A music game lives or dies based on its setlist. Consumers today expect real songs (not covers) that translate easily onto notes, and also encapsulate the rocker aspect (or in this case, the feeling of being in a band). World Tour seems to carve its niche in all audiences, using a wide range of songs that I’m sure at least one of will appeal to everyone. I did notice, however, a particular propensity for heavy-rock (Or even *gasp* Metal songs!), so if you’re after an easy ride, you’ll be disappointed by the thrasho songs. There are quite a few classics that will no doubt be replayed time and time again, with songs-even-70s-children-will-like including Hotel California or Band On The Run (If you don’t know it, look it up). It’s got quite a few songs that stick to you, from Blink-182′s Dammit with its distinctive riff or Jimmy Eat World’s The Middle, with a chorus that can get anyone born in the 90s singing along. That isn’t even to mention the possible wealth of downloadable content already trickling onto the online store. If you’re a fan of Metallica, you’re in for a treat (or not), as their new album (Death Magnetic) is available for download. Failing that, songs like Jesse’s Girl or even Another Way To Die will keep the party going for as long as you can afford it.
Keeping the arms war analogy, Harmonix and Neversoft must have two different research teams building increasingly more powerful peripherals. Hopefully this will continue until the two companies actually do break out into war, and I think I speak for all of us when I say “I look forward to two geeks bashing each others heads in with plastic guitars”. Anyway, the point is is that the peripherals of World Tour and Rock Band are at times eerily similar, and at others eerily different (right…). The biggest difference in the two setups are no doubt the drum kits. Rock Band was criticised by people with no life for not mirroring a drum kit in perfect correlation, whilst everyone else happily banged along in joyful bliss. It seems the drones at Neversoft have had the chance to learn from Harmonix’s mistakes, and the drum kit packaged with World Tour matches a real drum kit a lot better. You have 6 notes in all on a drum kit in WT: 3… Normal drums… 2 cymbal thingies… and a foot pedal. The whole thing seems pretty sturdy, and is obviously built to take a bit of a beating. Unfortunately, the thing is still riddled with some design bugs, as my cymbals are occaisonally unresponsive. I did a bit of home-tuning this evening though, and they seem to be working okay for now. In any case, having not experienced Rock Band‘s guitar I’m not authorized to comment on the difference, but I can say World Tour‘s guitar is an improvement over GH3. The whole thing feels sturdier and weightier and helps the illusion of playing a guitar, and the widened strum bar is a suprising massive improvement. There is also, of course, the touch bar (I’m pretty sure that’s not its real name; it makes it sound like an awesome tavern), built for even more “Real Rocker” moments. Basically, certain notes in certain songs can be played just by sliding your fingers along the bar, and feeling incredibly smooth whilst doing it. So the guitar and drums appear to be pretty well made. As for the microphone… To tell the truth, there’s no way to fuck up a microphone. I just want to see the next step taken and make the damn thing wireless; something that will help set up my concerts more effectively in future.

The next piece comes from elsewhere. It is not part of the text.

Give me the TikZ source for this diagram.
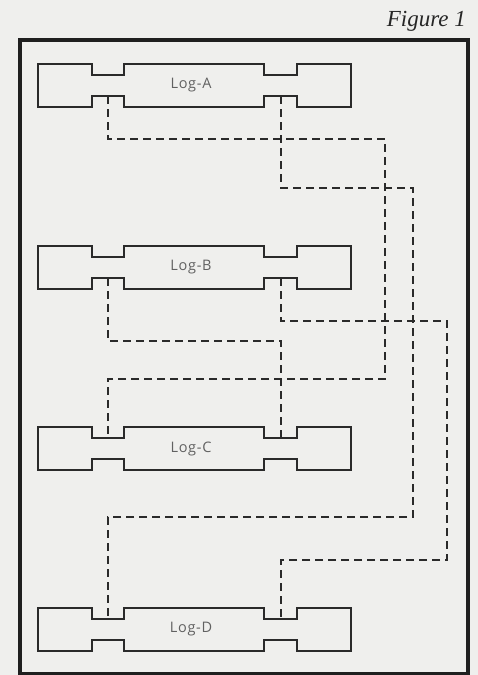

There’s a lot of little and not-so-little touches that help the whole World Tour experience. I should mention the fact that this Guitar Hero is not, in fact, sponsered by any one guitar manufacturer. It’s a big change, as it means you’re no longer stuck with the reasonably bland, untouchableGibson designs as seen in the last game. It helps facilitate a great degree of customization, as you now have the ability to build your own guitar. Choose your own body shape, headboard and so on, and go w ild with the designs. I’ve already made a guitar to call my own, and I like to think it’ll be a worldwide-recognised symbol of ROCK. The possibilities truely are amazing, especially when coupled with the Bass and Drum customization options (there’s one for mics, too, but the options are rather… limited). I’ve spent quite a great deal of time making my own axes, and as long as I keep getting designs I’ll keep swapping them around. Ooh, that brings me to another great part of the game. After so long of having to use rockers thinly disguised by having their names changed, you finally have the option of making yourself (or at least, someone you want to be). First you pick an “attitude”, ranging from Rock or Pop to Black Metal or Classic Rock. The changes are purely cosmetic and don’t affect your playing, just what actions your character does whilst onstage. The real fun comes in customizing your clothing or using the extensive tattoo system to deck out your Hollaback Girl (ahem) in some sweet threads with an eagle on her back. Not that I do that, of course. There’s a lot of other little things that keep the game fresh; or at least, not frustrating. I’m not going to give them a seperate paragraph, so here they are: The ability to line up a setlist, so you don’t have to choose a new song one at a time; the changes to your concert venue during encores, which can include accidentally lighting a banner on fire above your band; and last (but certainly not least) the epic – and I mean epic – music creation studio. I mean, this thing is in-depth. Theoretically, you could produce whole new songs on this as effectively as a slightly-crippled guitar, and already people have no doubt started posting knock-offs online. Me, I’m waiting for a recreation of the B-52s’ Rock Lobster. Then I’ll make a red lobster guy with a lobster guitar to play it on.
So yeah, World Tour is pretty good, assuming you have the friends or family to play it with. Although the set list isn’t exactly ideal, there’s a great list of downloadable content already on its way. The peripherals may occaisonally act up, but it’s not something liable to damage your overall enjoyment. That’s not even mentioning the massive creation aspect, coupled with the create-a-rocker/guitar/drum kit/bass facilities. Frankly, the customization options make this game more than just another Guitar Hero or Rock Band knock-off, and help give it wings as a game of its own. And what a game.